**WRITTEN INSTRUCTION:** Transcribe the material verbatim in full; the pictures do not belong in the copy.

**Records with drawing code:**

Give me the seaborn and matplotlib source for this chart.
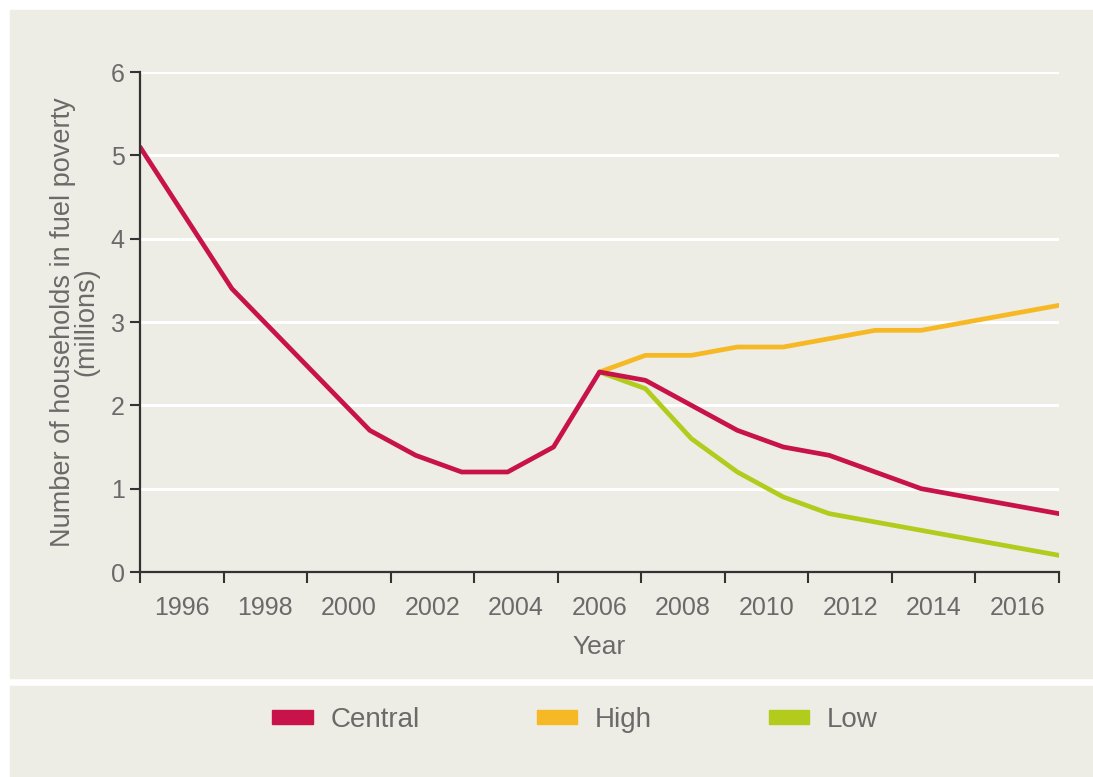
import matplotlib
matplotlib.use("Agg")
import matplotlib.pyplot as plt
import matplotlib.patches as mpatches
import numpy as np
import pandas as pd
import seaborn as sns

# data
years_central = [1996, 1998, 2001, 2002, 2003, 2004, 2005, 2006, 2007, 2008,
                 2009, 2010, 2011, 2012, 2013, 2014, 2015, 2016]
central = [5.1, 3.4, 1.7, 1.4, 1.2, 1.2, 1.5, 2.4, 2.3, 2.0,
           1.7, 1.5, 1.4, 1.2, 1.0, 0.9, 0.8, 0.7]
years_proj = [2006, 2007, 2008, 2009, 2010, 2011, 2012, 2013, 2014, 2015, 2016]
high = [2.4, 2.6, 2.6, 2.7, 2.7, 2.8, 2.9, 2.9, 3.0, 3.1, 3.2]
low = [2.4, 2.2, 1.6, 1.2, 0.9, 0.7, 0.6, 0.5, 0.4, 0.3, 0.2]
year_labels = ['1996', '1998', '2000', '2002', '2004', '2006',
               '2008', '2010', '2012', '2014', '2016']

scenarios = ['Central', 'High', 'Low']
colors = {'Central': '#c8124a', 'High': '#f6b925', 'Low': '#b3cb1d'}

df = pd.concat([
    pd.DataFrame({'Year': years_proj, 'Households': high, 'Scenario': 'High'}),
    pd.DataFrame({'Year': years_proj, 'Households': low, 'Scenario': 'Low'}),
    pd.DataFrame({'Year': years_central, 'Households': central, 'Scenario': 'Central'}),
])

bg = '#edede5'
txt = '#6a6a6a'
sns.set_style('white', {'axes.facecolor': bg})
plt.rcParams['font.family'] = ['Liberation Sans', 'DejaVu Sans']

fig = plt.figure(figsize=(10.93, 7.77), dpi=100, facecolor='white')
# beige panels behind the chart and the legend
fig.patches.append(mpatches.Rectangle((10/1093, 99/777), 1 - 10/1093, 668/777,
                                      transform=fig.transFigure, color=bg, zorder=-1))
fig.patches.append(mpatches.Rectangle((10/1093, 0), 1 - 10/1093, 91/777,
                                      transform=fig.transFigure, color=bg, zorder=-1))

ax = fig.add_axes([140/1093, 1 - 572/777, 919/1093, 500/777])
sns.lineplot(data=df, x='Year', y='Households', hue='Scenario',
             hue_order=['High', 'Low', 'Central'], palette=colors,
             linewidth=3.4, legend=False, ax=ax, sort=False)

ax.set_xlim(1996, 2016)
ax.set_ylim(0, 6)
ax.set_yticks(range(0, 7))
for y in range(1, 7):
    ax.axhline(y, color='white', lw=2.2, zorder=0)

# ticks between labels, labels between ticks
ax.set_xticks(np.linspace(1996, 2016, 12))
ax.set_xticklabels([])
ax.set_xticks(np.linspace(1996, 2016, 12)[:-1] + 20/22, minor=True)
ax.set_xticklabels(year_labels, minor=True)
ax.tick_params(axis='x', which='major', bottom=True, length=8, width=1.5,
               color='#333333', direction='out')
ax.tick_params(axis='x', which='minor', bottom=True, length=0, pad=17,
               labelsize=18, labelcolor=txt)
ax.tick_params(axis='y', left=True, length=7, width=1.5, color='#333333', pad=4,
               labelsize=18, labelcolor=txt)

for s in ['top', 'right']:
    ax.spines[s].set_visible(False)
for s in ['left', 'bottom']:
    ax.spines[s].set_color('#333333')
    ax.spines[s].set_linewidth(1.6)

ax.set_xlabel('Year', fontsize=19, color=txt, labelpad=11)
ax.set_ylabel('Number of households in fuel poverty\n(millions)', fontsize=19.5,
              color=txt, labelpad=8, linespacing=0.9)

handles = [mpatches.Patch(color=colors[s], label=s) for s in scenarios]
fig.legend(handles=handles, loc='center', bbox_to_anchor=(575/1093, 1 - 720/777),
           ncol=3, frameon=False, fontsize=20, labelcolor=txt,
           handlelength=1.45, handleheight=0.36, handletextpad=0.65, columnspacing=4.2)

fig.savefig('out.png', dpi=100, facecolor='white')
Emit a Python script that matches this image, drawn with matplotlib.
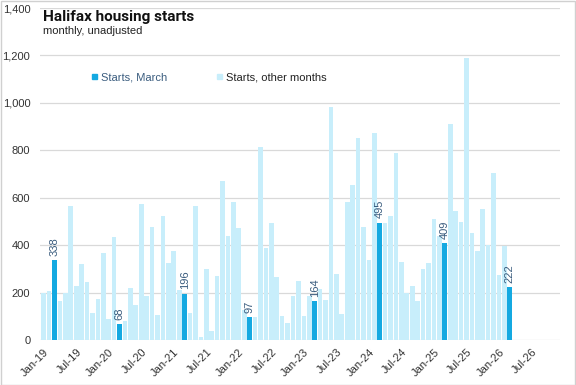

**OUTPUT OF THE EXERCISE:**
Give me the seaborn and matplotlib source for this chart.
import matplotlib
matplotlib.use("Agg")
import matplotlib.pyplot as plt
import matplotlib.patches as mpatches
import numpy as np
import pandas as pd
import seaborn as sns

# data
years_central = [1996, 1998, 2001, 2002, 2003, 2004, 2005, 2006, 2007, 2008,
                 2009, 2010, 2011, 2012, 2013, 2014, 2015, 2016]
central = [5.1, 3.4, 1.7, 1.4, 1.2, 1.2, 1.5, 2.4, 2.3, 2.0,
           1.7, 1.5, 1.4, 1.2, 1.0, 0.9, 0.8, 0.7]
years_proj = [2006, 2007, 2008, 2009, 2010, 2011, 2012, 2013, 2014, 2015, 2016]
high = [2.4, 2.6, 2.6, 2.7, 2.7, 2.8, 2.9, 2.9, 3.0, 3.1, 3.2]
low = [2.4, 2.2, 1.6, 1.2, 0.9, 0.7, 0.6, 0.5, 0.4, 0.3, 0.2]
year_labels = ['1996', '1998', '2000', '2002', '2004', '2006',
               '2008', '2010', '2012', '2014', '2016']

scenarios = ['Central', 'High', 'Low']
colors = {'Central': '#c8124a', 'High': '#f6b925', 'Low': '#b3cb1d'}

df = pd.concat([
    pd.DataFrame({'Year': years_proj, 'Households': high, 'Scenario': 'High'}),
    pd.DataFrame({'Year': years_proj, 'Households': low, 'Scenario': 'Low'}),
    pd.DataFrame({'Year': years_central, 'Households': central, 'Scenario': 'Central'}),
])

bg = '#edede5'
txt = '#6a6a6a'
sns.set_style('white', {'axes.facecolor': bg})
plt.rcParams['font.family'] = ['Liberation Sans', 'DejaVu Sans']

fig = plt.figure(figsize=(10.93, 7.77), dpi=100, facecolor='white')
# beige panels behind the chart and the legend
fig.patches.append(mpatches.Rectangle((10/1093, 99/777), 1 - 10/1093, 668/777,
                                      transform=fig.transFigure, color=bg, zorder=-1))
fig.patches.append(mpatches.Rectangle((10/1093, 0), 1 - 10/1093, 91/777,
                                      transform=fig.transFigure, color=bg, zorder=-1))

ax = fig.add_axes([140/1093, 1 - 572/777, 919/1093, 500/777])
sns.lineplot(data=df, x='Year', y='Households', hue='Scenario',
             hue_order=['High', 'Low', 'Central'], palette=colors,
             linewidth=3.4, legend=False, ax=ax, sort=False)

ax.set_xlim(1996, 2016)
ax.set_ylim(0, 6)
ax.set_yticks(range(0, 7))
for y in range(1, 7):
    ax.axhline(y, color='white', lw=2.2, zorder=0)

# ticks between labels, labels between ticks
ax.set_xticks(np.linspace(1996, 2016, 12))
ax.set_xticklabels([])
ax.set_xticks(np.linspace(1996, 2016, 12)[:-1] + 20/22, minor=True)
ax.set_xticklabels(year_labels, minor=True)
ax.tick_params(axis='x', which='major', bottom=True, length=8, width=1.5,
               color='#333333', direction='out')
ax.tick_params(axis='x', which='minor', bottom=True, length=0, pad=17,
               labelsize=18, labelcolor=txt)
ax.tick_params(axis='y', left=True, length=7, width=1.5, color='#333333', pad=4,
               labelsize=18, labelcolor=txt)

for s in ['top', 'right']:
    ax.spines[s].set_visible(False)
for s in ['left', 'bottom']:
    ax.spines[s].set_color('#333333')
    ax.spines[s].set_linewidth(1.6)

ax.set_xlabel('Year', fontsize=19, color=txt, labelpad=11)
ax.set_ylabel('Number of households in fuel poverty\n(millions)', fontsize=19.5,
              color=txt, labelpad=8, linespacing=0.9)

handles = [mpatches.Patch(color=colors[s], label=s) for s in scenarios]
fig.legend(handles=handles, loc='center', bbox_to_anchor=(575/1093, 1 - 720/777),
           ncol=3, frameon=False, fontsize=20, labelcolor=txt,
           handlelength=1.45, handleheight=0.36, handletextpad=0.65, columnspacing=4.2)

fig.savefig('out.png', dpi=100, facecolor='white')
Emit a Python script that matches this image, drawn with matplotlib.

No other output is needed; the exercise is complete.